U.S. officials have said the plot, thwarted by Britain, to blow up several aircraft over the Atlantic bore many of the hallmarks of al Qaeda.
"We believe this is an ill-advised term and we believe that it is counterproductive to associate Islam or Muslims with fascism," said Nihad Awad, executive director of the Council on American-Islamic Relations advocacy group.
"We ought to take advantage of these incidents to make sure that we do not start a religious war against Islam and Muslims," he told a news conference in Washington.
"We urge him (Bush) and we urge other public officials to restrain themselves."
Awad said U.S. officials should take the lead from their British counterparts who steered clear of using what he considered inflammatory terms when they announced the arrest of more than 20 suspects in the reported plot.
Hours after the news broke, Bush said it was "a stark reminder that this nation is at war with Islamic fascists who will use any means to destroy those of us who love freedom, to hurt our nation."
Bush and other administration officials have used variations of the term "Islamo-fascism" on several occasions in the past to describe militant groups including al Qaeda, its allies in Iraq and Hizbollah in Lebanon.
Homeland Security Secretary Michael Chertoff told MSNBC television the phrase reflected what he called Osama bin Laden's own vision of leading a totalitarian empire under the guise of religion.
"It might may not be classic fascism as you had with Mussolini or Hitler.
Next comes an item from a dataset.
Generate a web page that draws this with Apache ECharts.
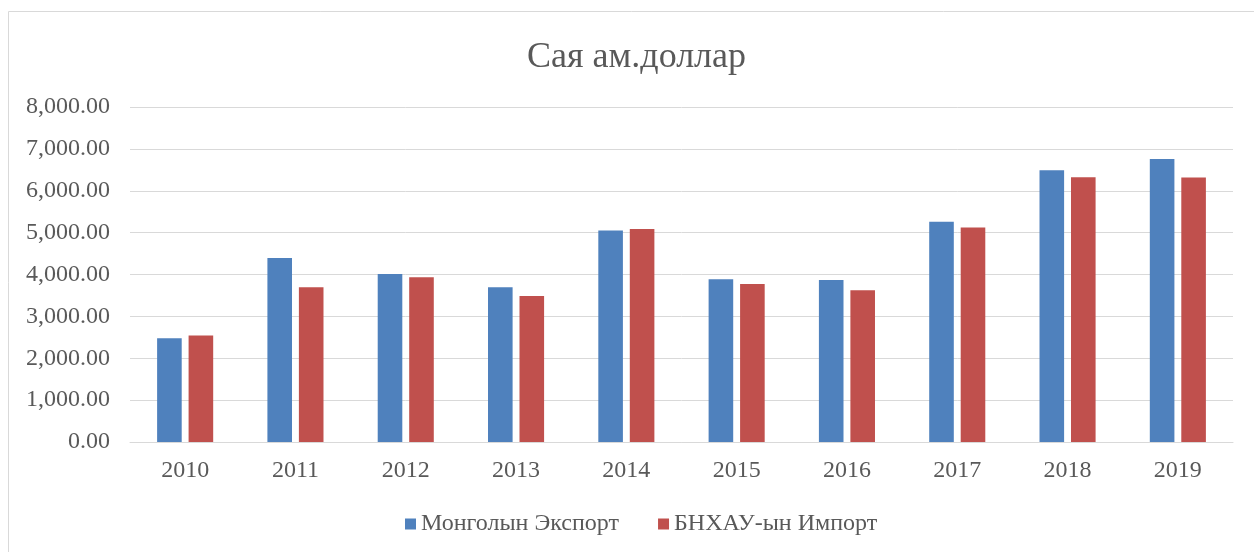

But it is a totalitarian, intolerant imperialism that has a vision that is totally at odds with Western society and our rules of law," Chertoff said.
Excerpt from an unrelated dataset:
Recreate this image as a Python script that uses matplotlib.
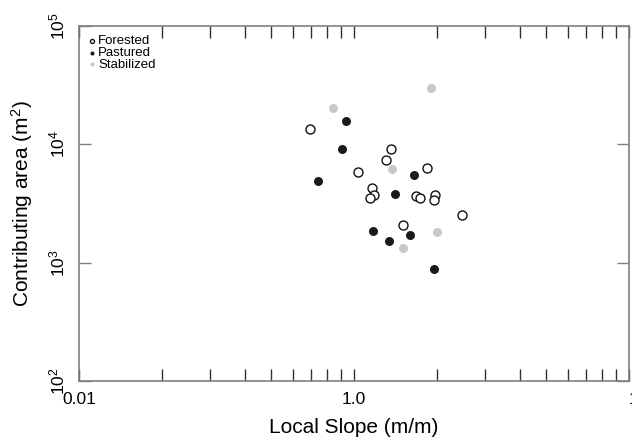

Many American Muslims, who say they have felt singled out for discrimination since the Sept. 11 attacks, reject the term and say it unfairly links their faith to notions of dictatorship, oppression and racism.
"The problem with the phrase is it attaches the religion of Islam to tyranny and fascism, rather than isolating the threat to a specific group of individuals," said Edina Lekovic, spokeswoman for the Muslim Public Affairs Council in Los Angeles.
She said the terms cast suspicions on all Muslims, even the vast majority who want to live in safety like other Americans.
Bush upset many Muslims after the Sept. 11 attacks by referring to the global war against terrorism early on as a "crusade," a term which for many Muslims connotes a Christian battle against Islam. The White House quickly stopped using the word, expressing regrets if it had caused offense.
Mohamed Elibiary, a Texas-based Muslim activist, said he was upset by the president's latest comments.
"We've got Osama bin Laden hijacking the religion in order to define it one way. ... We feel the president and anyone who's using these kinds of terminologies is hijacking it too from a different side," he said.
"The president's use of the language is going to ratchet up the hate meter, but I think it would have caused much more damage if he had done this after 9/11," Elibiary said, adding that tensions were not running as high as they had been in the immediate aftermath of the 2001 attacks.